Dalle navi piene di migranti in fuga dalla miseria, a quelle in arrivo piene di turisti e compatrioti arricchiti. Tirana è cambiata molto e velocemente. Mi siedo sulle scale davanti al museo nazionale, tutt’intorno i palazzi testimoniamo pagine di storia. Il museo stesso è un mastodontico palazzo dell’era comunista, mezzo secolo con al vertice il dittatore Enver Hoxha, uno staliniano di ferro che quando l’Unione Sovietica alla morte del “baffo” ammorbidì il regime, lui si rifiutò e isolò l’Albania.

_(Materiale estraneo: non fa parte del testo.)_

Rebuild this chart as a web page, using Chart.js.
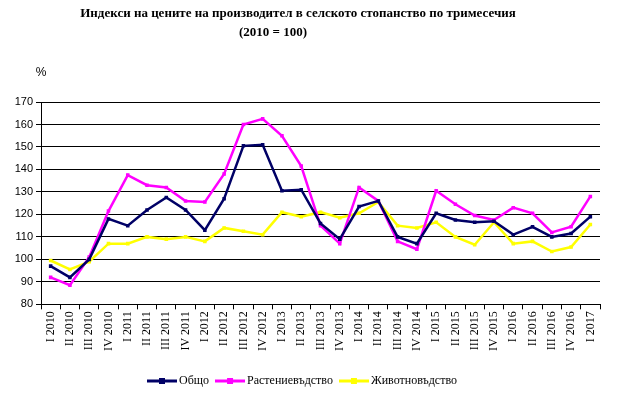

Sulla mia sinistra il Teatro, opera del periodo fascista così come i sobri palazzi ristrutturati che oggi ospitano i ministeri. Breve ma intensa l’occupazione italiana durante la seconda Guerra Mondiale e che non ha intaccato la storica amicizia tra i due popoli.
Sulla sinistra l’antica moschea Ethem Bey, alfiera dei cinque secoli di dominio dei sultani. E poi l’oggi, la democrazia liberale testimoniata dai grattacieli di vetro e di metallo che ospitano hotel di lusso e banche estere. Non è la guerra la protagonista del passato albanese ma la povertà che l’ha resa facile preda di interessi stranieri.
Il popolo albanese non ha mai impugnato le armi per attaccare ma solo per rivendicare una parità di diritti negata o in casa propria dagli invasori o dove qualche confine lo ha diviso come in Kosovo o Macedonia.
M’incammino lungo il Boulevard dei Martiri e noto una lussuosa chiesa ortodossa inaugurata di recente, poco oltre vedo un’imponente moschea in costruzione grazie a finanziamenti arabi. Il “mercato” albanese fa gola. Banche e ditte costruiscono uffici, le religioni luoghi di culto.
M’incammino per le vie del centro, i palazzi sovietici lungo le vie principali sono stati pitturati di giallo e verde e rosso, alle loro spalle quelli in mattoni rossi non intonacati e quelli moderni dalle forme sinuose.
Il cambiamento di Tirana è stato talmente rapido che gli anziani fanno più fatica dei giovani ad attendere che il semaforo divenga verde per attraversare la strada.
Davanti alle boutique di lusso sono rare le cassette che vendono ancora sigarette sfuse. Uomini anziani, in giacca, camminano lentamente guardando il loro mondo cambiare; giovani, in jeans, corrono guardando il loro i-Phone.
Penso che l’Albania sia tanta montagna e poi mare, sia tanta asprezza e poi dolcezza. Incontro in giro italiani che negli ultimi anni sono arrivati in massa in Albania a fare business.
Ristoranti, negozi, locali, appalti. Meno tasse, meno competizione e un ambiante piacevole dove vivere. Mi fermo a bere un caffè e mi guardo intorno, sono arrivati i soldi in Albania, in ritardo rispetto ad altri paesi ex comunisti ma alla fine sono arrivati.
Per l’Albania è sempre stato così, tutto più difficile. Parlo con un amico sulla questione della religione. L’Albania inizierà a breve le negoziazioni per entrare in Europa – suo destino naturale – e sarà un membro a maggioranza musulmana.
Non un dettaglio coi tempi che corrono e le guerre in corso. Gli faccio presente che oltre alla grande moschea ho notato che banche islamiche finanziano l’autostrada Elbasan-Tirana e altri grossi cantieri nel centro della città.
Mi spiega come in Albania il Ramadan praticamente si faccia, che i matrimoni misti tra musulmani e cristiani sono comuni e come siano pochi i praticanti. Gli albanesi musulmani sono poi in gran parte “bektashi” e cinquant’anni di ateismo di stato hanno sedato certi ardori religiosi.
Tutto vero, gli albanesi hanno un rapporto tutto personale con la religione, un esempio di tolleranza e laicità. Ma in un mondo in cui il radicalismo religioso è tornato a soffiare violentemente, e dove la Turchia di Erdogan guarda con rinnovato interesse verso i Balcani, gli albanesi dovranno tenere gli occhi aperti.
Riparto da Durazzo, città dove le truppe di Cesare e Pompeo si scontrarono per la prima volta nella guerra civile romana. Visito l’anfiteatro e poi salpo verso l’Italia insieme a tanti albanesi che tornano al lavoro.
Sembrano passati secoli da quell’agosto del 1991.